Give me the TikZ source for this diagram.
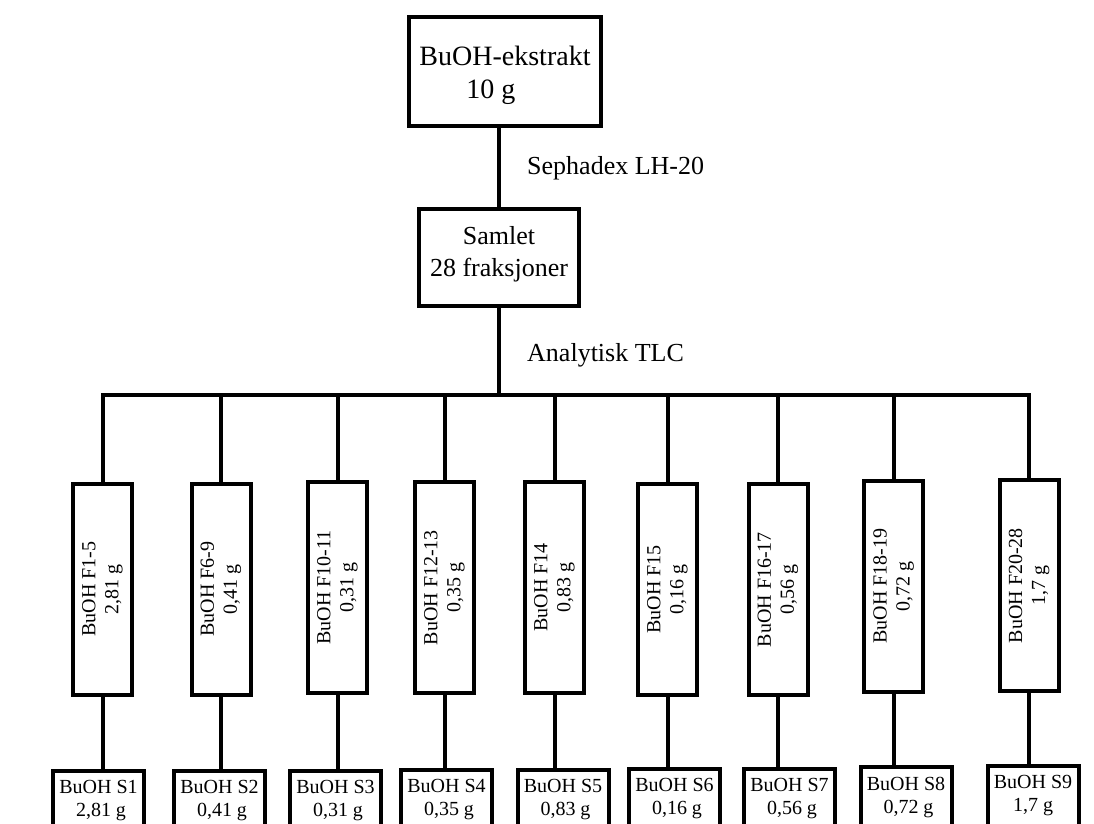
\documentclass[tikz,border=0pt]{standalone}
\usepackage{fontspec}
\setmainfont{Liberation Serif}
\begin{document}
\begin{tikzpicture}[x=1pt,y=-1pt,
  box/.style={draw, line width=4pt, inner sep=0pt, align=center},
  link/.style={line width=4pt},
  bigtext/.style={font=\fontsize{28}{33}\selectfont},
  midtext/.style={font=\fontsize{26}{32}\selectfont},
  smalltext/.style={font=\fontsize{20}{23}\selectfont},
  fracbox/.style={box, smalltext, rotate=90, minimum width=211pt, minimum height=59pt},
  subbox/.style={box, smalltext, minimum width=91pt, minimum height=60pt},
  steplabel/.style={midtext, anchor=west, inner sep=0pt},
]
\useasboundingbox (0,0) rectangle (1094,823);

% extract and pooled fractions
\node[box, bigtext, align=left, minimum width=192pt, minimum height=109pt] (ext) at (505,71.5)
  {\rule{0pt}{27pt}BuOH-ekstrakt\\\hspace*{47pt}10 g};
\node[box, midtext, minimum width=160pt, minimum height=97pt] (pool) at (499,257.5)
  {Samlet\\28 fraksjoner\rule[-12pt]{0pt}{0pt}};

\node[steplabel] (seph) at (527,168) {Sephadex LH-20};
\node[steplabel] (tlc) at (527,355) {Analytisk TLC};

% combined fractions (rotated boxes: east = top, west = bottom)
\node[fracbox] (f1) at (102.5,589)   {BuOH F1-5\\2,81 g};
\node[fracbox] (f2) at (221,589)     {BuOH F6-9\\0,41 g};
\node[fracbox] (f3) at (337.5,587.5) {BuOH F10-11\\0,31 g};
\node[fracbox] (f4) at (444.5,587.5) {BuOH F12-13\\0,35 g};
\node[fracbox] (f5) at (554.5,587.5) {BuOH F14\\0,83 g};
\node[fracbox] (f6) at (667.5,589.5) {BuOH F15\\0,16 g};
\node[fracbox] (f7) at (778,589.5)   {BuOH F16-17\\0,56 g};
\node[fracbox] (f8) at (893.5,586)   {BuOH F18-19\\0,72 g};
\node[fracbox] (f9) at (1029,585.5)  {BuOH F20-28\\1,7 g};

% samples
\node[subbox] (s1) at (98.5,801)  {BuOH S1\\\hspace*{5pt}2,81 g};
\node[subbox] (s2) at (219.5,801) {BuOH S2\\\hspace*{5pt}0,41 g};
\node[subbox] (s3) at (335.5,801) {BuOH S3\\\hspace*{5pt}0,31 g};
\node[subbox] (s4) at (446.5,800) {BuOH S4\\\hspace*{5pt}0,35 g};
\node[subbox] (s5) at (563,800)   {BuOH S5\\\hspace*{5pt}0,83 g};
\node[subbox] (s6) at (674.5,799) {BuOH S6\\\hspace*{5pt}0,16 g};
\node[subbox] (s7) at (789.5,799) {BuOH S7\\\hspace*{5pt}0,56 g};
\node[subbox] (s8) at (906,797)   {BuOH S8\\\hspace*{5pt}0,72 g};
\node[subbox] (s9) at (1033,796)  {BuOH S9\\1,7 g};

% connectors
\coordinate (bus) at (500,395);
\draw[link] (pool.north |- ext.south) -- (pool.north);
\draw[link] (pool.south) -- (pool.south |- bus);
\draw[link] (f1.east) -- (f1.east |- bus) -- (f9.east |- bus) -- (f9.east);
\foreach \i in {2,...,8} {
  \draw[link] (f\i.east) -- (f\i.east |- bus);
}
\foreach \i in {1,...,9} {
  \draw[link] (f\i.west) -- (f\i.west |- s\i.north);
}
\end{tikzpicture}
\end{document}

### PROBLEM TO SOLVE
Send back the data above word for word, with the pictures left out.

### EXPECTED OUTPUT
Give me the TikZ source for this diagram.
\documentclass[tikz,border=0pt]{standalone}
\usepackage{fontspec}
\setmainfont{Liberation Serif}
\begin{document}
\begin{tikzpicture}[x=1pt,y=-1pt,
  box/.style={draw, line width=4pt, inner sep=0pt, align=center},
  link/.style={line width=4pt},
  bigtext/.style={font=\fontsize{28}{33}\selectfont},
  midtext/.style={font=\fontsize{26}{32}\selectfont},
  smalltext/.style={font=\fontsize{20}{23}\selectfont},
  fracbox/.style={box, smalltext, rotate=90, minimum width=211pt, minimum height=59pt},
  subbox/.style={box, smalltext, minimum width=91pt, minimum height=60pt},
  steplabel/.style={midtext, anchor=west, inner sep=0pt},
]
\useasboundingbox (0,0) rectangle (1094,823);

% extract and pooled fractions
\node[box, bigtext, align=left, minimum width=192pt, minimum height=109pt] (ext) at (505,71.5)
  {\rule{0pt}{27pt}BuOH-ekstrakt\\\hspace*{47pt}10 g};
\node[box, midtext, minimum width=160pt, minimum height=97pt] (pool) at (499,257.5)
  {Samlet\\28 fraksjoner\rule[-12pt]{0pt}{0pt}};

\node[steplabel] (seph) at (527,168) {Sephadex LH-20};
\node[steplabel] (tlc) at (527,355) {Analytisk TLC};

% combined fractions (rotated boxes: east = top, west = bottom)
\node[fracbox] (f1) at (102.5,589)   {BuOH F1-5\\2,81 g};
\node[fracbox] (f2) at (221,589)     {BuOH F6-9\\0,41 g};
\node[fracbox] (f3) at (337.5,587.5) {BuOH F10-11\\0,31 g};
\node[fracbox] (f4) at (444.5,587.5) {BuOH F12-13\\0,35 g};
\node[fracbox] (f5) at (554.5,587.5) {BuOH F14\\0,83 g};
\node[fracbox] (f6) at (667.5,589.5) {BuOH F15\\0,16 g};
\node[fracbox] (f7) at (778,589.5)   {BuOH F16-17\\0,56 g};
\node[fracbox] (f8) at (893.5,586)   {BuOH F18-19\\0,72 g};
\node[fracbox] (f9) at (1029,585.5)  {BuOH F20-28\\1,7 g};

% samples
\node[subbox] (s1) at (98.5,801)  {BuOH S1\\\hspace*{5pt}2,81 g};
\node[subbox] (s2) at (219.5,801) {BuOH S2\\\hspace*{5pt}0,41 g};
\node[subbox] (s3) at (335.5,801) {BuOH S3\\\hspace*{5pt}0,31 g};
\node[subbox] (s4) at (446.5,800) {BuOH S4\\\hspace*{5pt}0,35 g};
\node[subbox] (s5) at (563,800)   {BuOH S5\\\hspace*{5pt}0,83 g};
\node[subbox] (s6) at (674.5,799) {BuOH S6\\\hspace*{5pt}0,16 g};
\node[subbox] (s7) at (789.5,799) {BuOH S7\\\hspace*{5pt}0,56 g};
\node[subbox] (s8) at (906,797)   {BuOH S8\\\hspace*{5pt}0,72 g};
\node[subbox] (s9) at (1033,796)  {BuOH S9\\1,7 g};

% connectors
\coordinate (bus) at (500,395);
\draw[link] (pool.north |- ext.south) -- (pool.north);
\draw[link] (pool.south) -- (pool.south |- bus);
\draw[link] (f1.east) -- (f1.east |- bus) -- (f9.east |- bus) -- (f9.east);
\foreach \i in {2,...,8} {
  \draw[link] (f\i.east) -- (f\i.east |- bus);
}
\foreach \i in {1,...,9} {
  \draw[link] (f\i.west) -- (f\i.west |- s\i.north);
}
\end{tikzpicture}
\end{document}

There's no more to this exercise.